しかし、中谷はチャレンジャーの思惑のはるか上をいった。作戦通り、早い段階で強烈な左をガードの上からたたき込み、「相手がひるんだ。あそこで意識付けができたと思う」。相手により顔面への左を意識させ、「そこの軌道があいていたので(左パンチを)投げ込めた」。ボディ一撃のフィニッシュは、計算通りだった。
両国国技館に充満していた“これまでにない期待感”
この日、満員の両国国技館で感じたのは中谷に対する期待の高さだ。Amazon Prime Videoの中継が始まり、出演者たちのオープニング・トークが場内に流れる中、中谷が会場入りする映像が映されると「おーっ」という歓声と大きな拍手が沸き起こった。それは今までに感じたことのない反応だった。

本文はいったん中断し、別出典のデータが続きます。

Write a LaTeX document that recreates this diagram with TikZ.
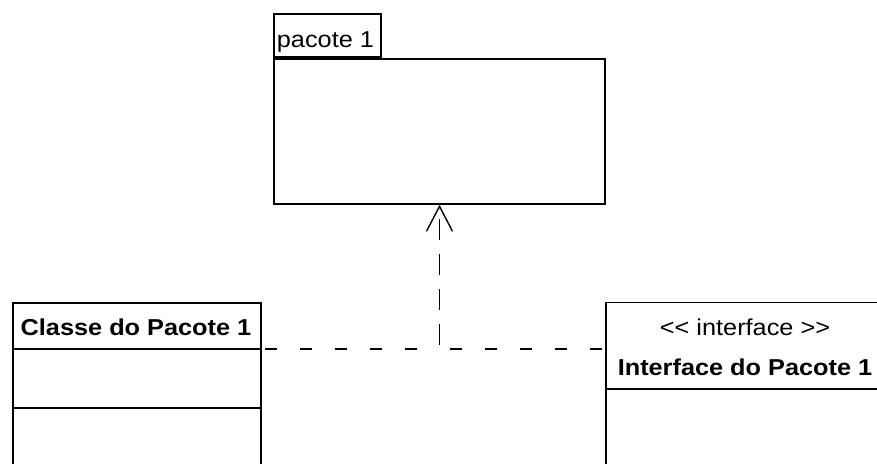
\documentclass[tikz,border=0pt]{standalone}
\usepackage{fontspec}
\newfontfamily\umlfont[FakeStretch=1.1]{Liberation Sans}
\usetikzlibrary{arrows.meta}

\begin{document}
\begin{tikzpicture}[x=1pt,y=-1pt,line width=1.8pt,
    umlbox/.style={draw,inner sep=0pt,anchor=north west},
    umltext/.style={anchor=base,inner sep=0pt,font=\umlfont\fontsize{23}{26}\selectfont},
    umlbold/.style={umltext,font=\umlfont\fontsize{23}{26}\selectfont\bfseries},
    hdash/.style={dash pattern=on 12pt off 23pt},
    vdash/.style={dash pattern=on 21pt off 14pt,dash phase=31pt}]
    \useasboundingbox (0,0) rectangle (877,463);
    \clip (0,0) rectangle (877,463);

    \node[umlbox,minimum width=331,minimum height=145] (pkg) at (273,58) {};
    \node[umlbox,anchor=south west,minimum width=107,minimum height=43] (tab) at (pkg.north west) {};
    \node[umltext,anchor=base west] (pkgname) at (276,47) {pacote 1};

    \node[umlbox,minimum width=248,minimum height=200] (classe) at (12,302) {};
    \node[umlbold] (classename) at (136,335) {Classe do Pacote 1};
    \draw (classe.west |- 0,349) -- (classe.east |- 0,349);
    \draw (classe.west |- 0,408) -- (classe.east |- 0,408);

    \node[umlbox,minimum width=280,minimum height=200] (iface) at (605,301.5) {};
    \node[umltext] (stereo) at (745,335) {<< interface >>};
    \node[umlbold] (ifacename) at (745,375) {Interface do Pacote 1};
    \draw (iface.west |- 0,389) -- (iface.east |- 0,389);

    \coordinate (junction) at (439.5,349);
    \draw[hdash,dash phase=12pt] (junction) -- (classe.east |- junction);
    \draw[hdash,dash phase=25pt] (junction) -- (iface.west |- junction);
    \draw[vdash,-{Straight Barb[length=25pt,width=26pt,line width=1.4pt]}] (junction) -- (pkg.south -| junction);
\end{tikzpicture}
\end{document}
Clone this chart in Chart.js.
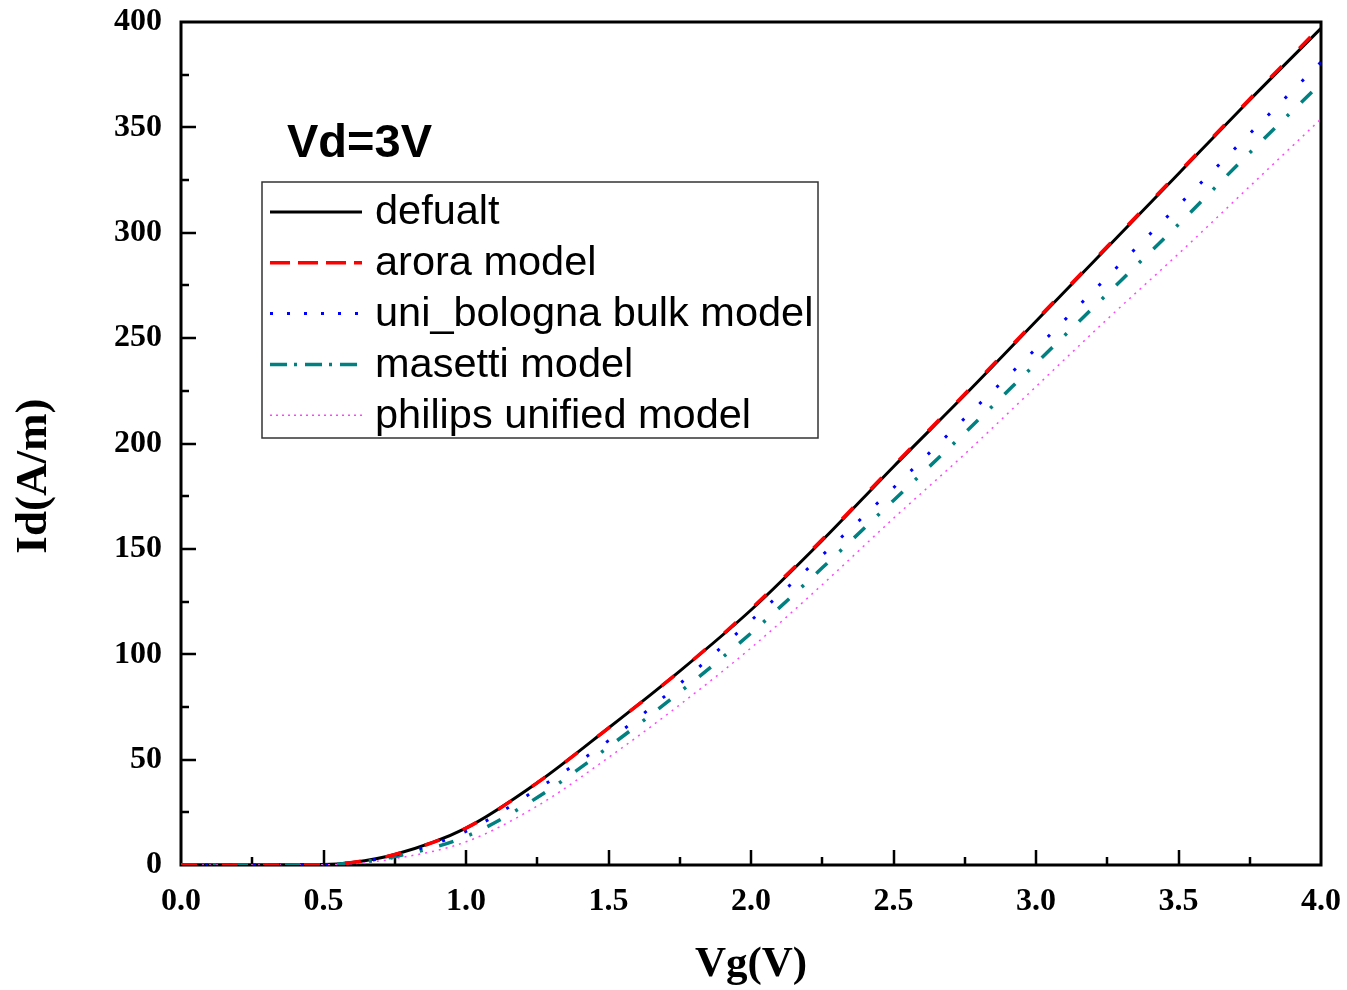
<!DOCTYPE html>
<html lang="en">
  <head>
    <meta charset="UTF-8" />
    <title>Id-Vg, Vd=3V</title>
    <script src="https://cdn.jsdelivr.net/npm/chart.js@4.4.1/dist/chart.umd.min.js"></script>
    <style>
      html, body { margin: 0; padding: 0; background: #fff; }
      #wrap { width: 1347px; height: 990px; }
    </style>
  </head>
  <body>
    <div id="wrap"><canvas id="myChart" width="1347" height="990"></canvas></div>

    <script>
      // gate voltage points (V)
      const vg = [0, 0.25, 0.5, 0.6, 0.75, 1.0, 1.25, 1.5, 1.75, 2.0, 2.25, 2.5, 2.75, 3.0, 3.25, 3.5, 3.75, 4.0];

      // drain current Id (A/m)
      const defualt   = [0, 0, 0.2, 1.2, 5, 17.5, 39, 65, 92, 121, 154, 189, 223, 258, 293, 328, 363, 397];
      const arora     = [0, 0, 0.2, 1.2, 5, 17.5, 39, 65, 92, 121.5, 154.5, 189.5, 223.5, 258.5, 293.5, 328.5, 363.5, 398];
      const uniBologna = [0, 0, 0.2, 1.0, 4.5, 16, 36, 59, 86, 116, 147, 179, 212, 245, 279, 313, 347, 381];
      const masetti   = [0, 0, 0.2, 0.9, 4, 13.5, 32, 56, 82, 110, 141, 173, 205, 238, 271, 304, 338, 371];
      const philips   = [0, 0, 0.1, 0.6, 3, 11, 28, 51, 76, 103, 133, 164.5, 195, 227, 259, 290, 322, 354];

      const seriesNames = ['defualt', 'arora model', 'uni_bologna bulk model', 'masetti model', 'philips unified model'];
      const yTicks = [0, 50, 100, 150, 200, 250, 300, 350, 400];
      const xTicks = [0, 0.5, 1.0, 1.5, 2.0, 2.5, 3.0, 3.5, 4.0];

      const serif = "'Liberation Serif', 'Times New Roman', serif";
      const sans = "'Liberation Sans', Arial, sans-serif";

      function pts(ys) {
        return vg.map((v, i) => ({ x: v, y: ys[i] }));
      }

      // frame + inward ticks, drawn under the curves
      const framePlugin = {
        id: 'frame',
        beforeDatasetsDraw(chart) {
          const { ctx, chartArea: a, scales: { x, y } } = chart;
          ctx.save();
          ctx.strokeStyle = '#000';
          ctx.lineWidth = 3;
          ctx.beginPath();
          ctx.rect(a.left, a.top, a.right - a.left, a.bottom - a.top);
          ctx.stroke();
          ctx.lineWidth = 2.5;
          ctx.beginPath();
          for (let v = 0.25; v < 4; v += 0.25) {
            const px = Math.round(x.getPixelForValue(v));
            const len = Math.abs(v * 2 - Math.round(v * 2)) < 1e-6 ? 15 : 8;
            ctx.moveTo(px, a.bottom);
            ctx.lineTo(px, a.bottom - len);
          }
          for (let v = 25; v < 400; v += 25) {
            const py = Math.round(y.getPixelForValue(v));
            const len = v % 50 === 0 ? 15 : 8;
            ctx.moveTo(a.left, py);
            ctx.lineTo(a.left + len, py);
          }
          ctx.stroke();
          ctx.restore();
        },
        afterDraw(chart) {
          const { ctx } = chart;
          ctx.save();
          // annotation
          ctx.fillStyle = '#000';
          ctx.font = 'bold 47px ' + sans;
          ctx.textBaseline = 'middle';
          ctx.fillText('Vd=3V', 287, 144);
          // legend box
          ctx.strokeStyle = '#333';
          ctx.lineWidth = 1.5;
          ctx.strokeRect(262, 182, 556, 256);
          ctx.font = '41.5px ' + sans;
          chart.data.datasets.forEach((ds, i) => {
            const yy = 212 + i * 50.8;
            ctx.strokeStyle = ds.borderColor;
            ctx.lineWidth = ds.borderWidth;
            ctx.setLineDash(ds.legendDash || []);
            ctx.beginPath();
            ctx.moveTo(270, yy);
            ctx.lineTo(362, yy);
            ctx.stroke();
            ctx.setLineDash([]);
            ctx.fillStyle = '#000';
            ctx.fillText(ds.label, 375, yy + 1);
          });
          ctx.restore();
        }
      };

      const ctx = document.getElementById('myChart').getContext('2d');
      const myChart = new Chart(ctx, {
        type: 'line',
        data: {
          datasets: [
            { label: seriesNames[0], data: pts(defualt), borderColor: '#000000', borderWidth: 3, borderDash: [], legendDash: [], order: 5 },
            { label: seriesNames[1], data: pts(arora), borderColor: '#ff0000', borderWidth: 3.5, borderDash: [16, 25], legendDash: [20, 8], order: 1 },
            { label: seriesNames[2], data: pts(uniBologna), borderColor: '#0000ff', borderWidth: 3, borderDash: [3, 21], legendDash: [3, 14], order: 2 },
            { label: seriesNames[3], data: pts(masetti), borderColor: '#008080', borderWidth: 3.5, borderDash: [15, 17, 3, 17], legendDash: [17, 7, 3, 8], order: 3 },
            { label: seriesNames[4], data: pts(philips), borderColor: '#ff44ff', borderWidth: 1.5, borderDash: [2, 5], legendDash: [2, 4], order: 4 }
          ]
        },
        options: {
          responsive: false,
          animation: false,
          layout: { padding: { left: 0, right: 26, top: 22, bottom: 0 } },
          elements: {
            point: { radius: 0 },
            line: { cubicInterpolationMode: 'monotone', fill: false }
          },
          plugins: {
            legend: { display: false },
            tooltip: { enabled: false }
          },
          scales: {
            x: {
              type: 'linear',
              min: 0,
              max: 4,
              afterFit(scale) {
                scale.height = 125;
                scale.paddingLeft = 0;
                scale.paddingRight = 0;
              },
              afterBuildTicks(scale) { scale.ticks = xTicks.map(v => ({ value: v })); },
              grid: { display: false },
              border: { display: false },
              ticks: {
                color: '#000',
                padding: 10,
                maxRotation: 0,
                font: { family: serif, size: 32, weight: 'bold' },
                callback: v => v.toFixed(1)
              },
              title: {
                display: true,
                text: 'Vg(V)',
                color: '#000',
                font: { family: serif, size: 43, weight: 'bold', lineHeight: 1 },
                padding: { top: 0, bottom: 4 }
              }
            },
            y: {
              min: 0,
              max: 400,
              afterFit(scale) {
                scale.width = 181;
                scale.paddingTop = 0;
                scale.paddingBottom = 0;
              },
              afterBuildTicks(scale) { scale.ticks = yTicks.map(v => ({ value: v })); },
              grid: { display: false },
              border: { display: false },
              ticks: {
                color: '#000',
                padding: 11,
                font: { family: serif, size: 32, weight: 'bold' }
              },
              title: {
                display: true,
                // trailing spaces push the rotated title down a bit, as in the figure
                text: 'Id(A/m)     \u2009',
                color: '#000',
                font: { family: serif, size: 45, weight: 'bold', lineHeight: 1 },
                padding: { top: 12, bottom: 0 }
              }
            }
          }
        },
        plugins: [framePlugin]
      });
    </script>
  </body>
</html>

2020年11月、コロナ禍の後楽園ホールで世界チャンピオンになった中谷は、その実力から大エース、井上尚弥(大橋)のあとを次ぐ“ネクスト・モンスター”と称されながら、認知度はなかなか高まらなかった。
それでも着実に実績を積み重ね、昨年5月にラスベガスでアンドリュー・モロニー(オーストラリア)を倒した試合は権威ある米メディア「ザ・リング」の年間KO賞に選ばれた。さらに今年2月の3階級制覇達成後は「ザ・リング」のパウンド・フォー・パウンド(PFP)ランキングでベスト10入りをはたした。
1階級上の4団体統一王者、井上への対戦希望も口にするようになった。これが好意的に受け入れられたのも、ファンの期待が高まっている証拠だ。こうして中谷は豪華カードが並ぶAmazon Prime Videoのイベントで、初めてメインイベンターに抜擢されたのである。